Given exercise: Select the lines that contain "React" and copy each of them.

>> BEGIN Data

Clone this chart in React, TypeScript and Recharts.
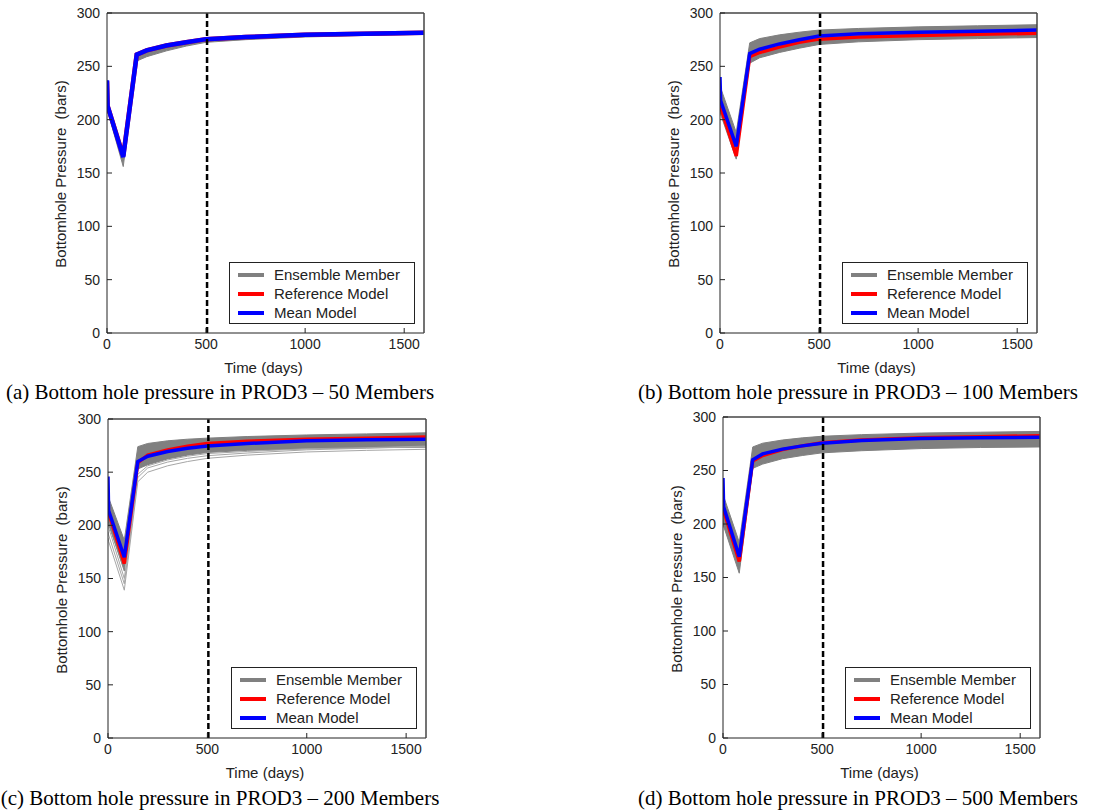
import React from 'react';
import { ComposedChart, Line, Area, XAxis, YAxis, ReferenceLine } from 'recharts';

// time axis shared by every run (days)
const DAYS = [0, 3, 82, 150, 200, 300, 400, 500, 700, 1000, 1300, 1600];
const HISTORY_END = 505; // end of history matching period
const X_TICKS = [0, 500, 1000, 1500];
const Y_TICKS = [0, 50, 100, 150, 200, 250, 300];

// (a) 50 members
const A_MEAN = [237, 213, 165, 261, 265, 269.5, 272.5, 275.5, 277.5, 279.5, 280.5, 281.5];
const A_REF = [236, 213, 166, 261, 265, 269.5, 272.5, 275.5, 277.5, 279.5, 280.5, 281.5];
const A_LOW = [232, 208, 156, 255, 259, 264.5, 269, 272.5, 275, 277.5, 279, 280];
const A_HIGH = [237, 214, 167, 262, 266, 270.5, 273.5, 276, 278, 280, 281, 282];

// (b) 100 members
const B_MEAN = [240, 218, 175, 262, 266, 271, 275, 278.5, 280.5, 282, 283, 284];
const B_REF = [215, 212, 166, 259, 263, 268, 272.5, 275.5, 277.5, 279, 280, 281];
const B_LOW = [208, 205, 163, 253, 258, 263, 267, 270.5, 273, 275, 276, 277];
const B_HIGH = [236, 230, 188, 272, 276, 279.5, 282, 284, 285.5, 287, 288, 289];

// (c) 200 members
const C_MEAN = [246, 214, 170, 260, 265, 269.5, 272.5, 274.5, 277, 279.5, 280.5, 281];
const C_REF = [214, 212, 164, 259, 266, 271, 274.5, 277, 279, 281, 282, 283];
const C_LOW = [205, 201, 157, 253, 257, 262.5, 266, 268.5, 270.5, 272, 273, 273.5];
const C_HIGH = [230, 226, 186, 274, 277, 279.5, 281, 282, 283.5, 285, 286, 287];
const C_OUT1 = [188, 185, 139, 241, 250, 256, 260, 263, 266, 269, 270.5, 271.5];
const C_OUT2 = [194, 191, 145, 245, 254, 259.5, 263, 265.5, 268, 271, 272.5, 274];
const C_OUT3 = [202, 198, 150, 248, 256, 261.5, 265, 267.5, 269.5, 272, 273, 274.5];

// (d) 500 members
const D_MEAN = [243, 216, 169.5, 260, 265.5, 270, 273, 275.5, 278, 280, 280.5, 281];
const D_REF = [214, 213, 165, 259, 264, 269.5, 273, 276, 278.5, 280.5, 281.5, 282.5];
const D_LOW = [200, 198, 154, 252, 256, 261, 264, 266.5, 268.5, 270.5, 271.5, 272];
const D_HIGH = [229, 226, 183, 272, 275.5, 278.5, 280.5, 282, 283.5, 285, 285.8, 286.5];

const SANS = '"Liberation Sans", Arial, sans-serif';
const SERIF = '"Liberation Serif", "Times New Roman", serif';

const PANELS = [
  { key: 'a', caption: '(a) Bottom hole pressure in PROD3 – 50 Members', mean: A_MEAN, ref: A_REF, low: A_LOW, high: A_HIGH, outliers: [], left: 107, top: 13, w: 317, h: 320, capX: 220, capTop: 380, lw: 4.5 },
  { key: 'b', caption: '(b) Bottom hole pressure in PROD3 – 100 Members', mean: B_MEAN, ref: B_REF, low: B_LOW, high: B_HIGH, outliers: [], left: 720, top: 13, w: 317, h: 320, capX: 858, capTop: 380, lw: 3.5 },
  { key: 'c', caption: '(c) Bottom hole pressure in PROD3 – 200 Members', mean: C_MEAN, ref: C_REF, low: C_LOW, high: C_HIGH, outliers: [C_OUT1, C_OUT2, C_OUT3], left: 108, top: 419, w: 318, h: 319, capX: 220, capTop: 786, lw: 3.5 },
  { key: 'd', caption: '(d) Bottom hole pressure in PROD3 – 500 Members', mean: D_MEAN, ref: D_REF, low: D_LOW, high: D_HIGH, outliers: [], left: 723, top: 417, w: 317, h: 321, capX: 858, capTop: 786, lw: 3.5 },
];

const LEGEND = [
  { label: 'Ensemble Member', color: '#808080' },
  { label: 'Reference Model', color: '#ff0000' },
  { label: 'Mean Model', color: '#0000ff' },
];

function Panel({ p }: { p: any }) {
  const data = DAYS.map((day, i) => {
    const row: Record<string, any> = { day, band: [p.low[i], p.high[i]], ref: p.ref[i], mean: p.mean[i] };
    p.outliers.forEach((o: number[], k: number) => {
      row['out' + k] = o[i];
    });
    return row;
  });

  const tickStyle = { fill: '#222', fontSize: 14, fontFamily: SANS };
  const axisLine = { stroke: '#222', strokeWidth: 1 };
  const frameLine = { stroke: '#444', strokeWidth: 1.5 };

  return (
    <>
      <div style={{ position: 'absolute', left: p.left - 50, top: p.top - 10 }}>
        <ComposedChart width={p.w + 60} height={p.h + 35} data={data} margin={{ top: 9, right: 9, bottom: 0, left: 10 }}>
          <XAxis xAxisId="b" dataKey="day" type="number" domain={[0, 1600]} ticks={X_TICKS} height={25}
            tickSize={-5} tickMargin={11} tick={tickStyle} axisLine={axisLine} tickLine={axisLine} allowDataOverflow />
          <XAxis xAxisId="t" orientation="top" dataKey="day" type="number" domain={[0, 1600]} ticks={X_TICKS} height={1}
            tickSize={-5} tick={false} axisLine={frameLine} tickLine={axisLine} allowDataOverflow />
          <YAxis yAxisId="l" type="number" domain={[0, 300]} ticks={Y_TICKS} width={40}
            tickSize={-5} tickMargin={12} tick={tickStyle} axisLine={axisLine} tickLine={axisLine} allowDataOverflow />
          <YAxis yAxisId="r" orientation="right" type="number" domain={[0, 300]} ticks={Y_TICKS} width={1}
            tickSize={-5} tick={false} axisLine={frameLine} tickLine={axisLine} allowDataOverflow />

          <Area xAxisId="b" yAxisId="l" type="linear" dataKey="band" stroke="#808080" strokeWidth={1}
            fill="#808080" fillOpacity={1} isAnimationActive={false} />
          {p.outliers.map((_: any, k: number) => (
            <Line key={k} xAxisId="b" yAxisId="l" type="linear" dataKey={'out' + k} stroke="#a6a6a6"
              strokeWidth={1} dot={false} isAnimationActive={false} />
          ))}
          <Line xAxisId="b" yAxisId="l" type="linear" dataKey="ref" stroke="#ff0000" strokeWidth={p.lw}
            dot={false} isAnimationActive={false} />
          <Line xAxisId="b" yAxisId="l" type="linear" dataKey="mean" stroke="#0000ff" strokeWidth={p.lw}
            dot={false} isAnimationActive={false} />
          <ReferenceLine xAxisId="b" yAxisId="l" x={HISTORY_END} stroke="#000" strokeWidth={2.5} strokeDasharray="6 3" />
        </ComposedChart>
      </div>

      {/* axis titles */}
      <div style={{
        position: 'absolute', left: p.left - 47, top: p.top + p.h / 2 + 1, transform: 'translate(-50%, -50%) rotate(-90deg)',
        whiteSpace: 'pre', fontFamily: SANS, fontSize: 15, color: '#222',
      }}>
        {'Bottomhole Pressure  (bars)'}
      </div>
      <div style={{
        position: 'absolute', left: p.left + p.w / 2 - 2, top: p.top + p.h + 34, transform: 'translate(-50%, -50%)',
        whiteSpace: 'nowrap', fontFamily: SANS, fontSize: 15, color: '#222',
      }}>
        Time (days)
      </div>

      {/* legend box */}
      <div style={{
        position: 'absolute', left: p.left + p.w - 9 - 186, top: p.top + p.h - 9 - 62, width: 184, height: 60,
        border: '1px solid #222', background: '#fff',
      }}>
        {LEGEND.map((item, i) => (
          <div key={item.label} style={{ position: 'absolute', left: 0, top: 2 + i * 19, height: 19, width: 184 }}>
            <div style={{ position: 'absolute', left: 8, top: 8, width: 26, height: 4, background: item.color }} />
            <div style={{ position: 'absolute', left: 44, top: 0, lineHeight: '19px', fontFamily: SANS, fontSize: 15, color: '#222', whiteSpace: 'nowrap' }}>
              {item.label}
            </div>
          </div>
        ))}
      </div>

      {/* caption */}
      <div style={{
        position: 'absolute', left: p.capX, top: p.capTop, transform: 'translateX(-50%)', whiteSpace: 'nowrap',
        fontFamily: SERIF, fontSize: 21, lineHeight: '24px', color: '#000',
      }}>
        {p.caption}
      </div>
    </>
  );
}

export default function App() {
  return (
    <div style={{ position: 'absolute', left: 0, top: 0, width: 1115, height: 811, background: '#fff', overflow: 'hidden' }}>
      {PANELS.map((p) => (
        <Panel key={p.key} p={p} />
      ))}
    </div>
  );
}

>> END Data

Solution for this task:
Clone this chart in React, TypeScript and Recharts.
import React from 'react';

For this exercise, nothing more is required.